You’ve photographed the Dalai Lama several times and the Tibet Center has a relationship with him; theNew York Times once called you his “point man” in New York. Were you nervous meeting him for the first time? Yes, I was particularly nervous. I met him for the first time in 1979. I was photographing him with this big wooden view camera. I was told that I only had a very short amount of time to take the photo, and there was very, very little light. Due to the kind of film I was using and the equipment I was using, I realized that the exposure was going to have to be very long; it was going to have to be a minute. A minute is a long time to sit absolutely still!

So I set everything up and I chose a chair that His Holiness would sit in so that he would not be able to move. His Holiness came in and sat and I explained the situation. I’d take the slide out and then click the shutter and after about 40 seconds His Holiness would start to swivel in his chair and we would have to do another and another and another. Finally, His Holiness burst into laughter and it totally diffused the situation. I asked if he would stand against a wall instead and I took my picture; in one minute His Holiness did not move at all.

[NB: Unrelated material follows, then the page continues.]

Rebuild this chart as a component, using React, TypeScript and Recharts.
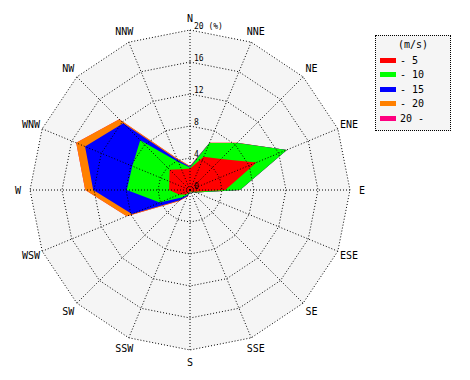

So the tension that had developed produced this whole other situation many years later when I photographed His Holiness at Rato Monastery in 2002. I was all ready this time; His Holiness stood there and I took my picture. I moved a little closer. I had been asked to take a photograph of His Holiness without his glasses, in profile. When I made that request His Holiness looked at me and said, “I know you’re trying to photograph my nose. But it’ll never be as big as yours.”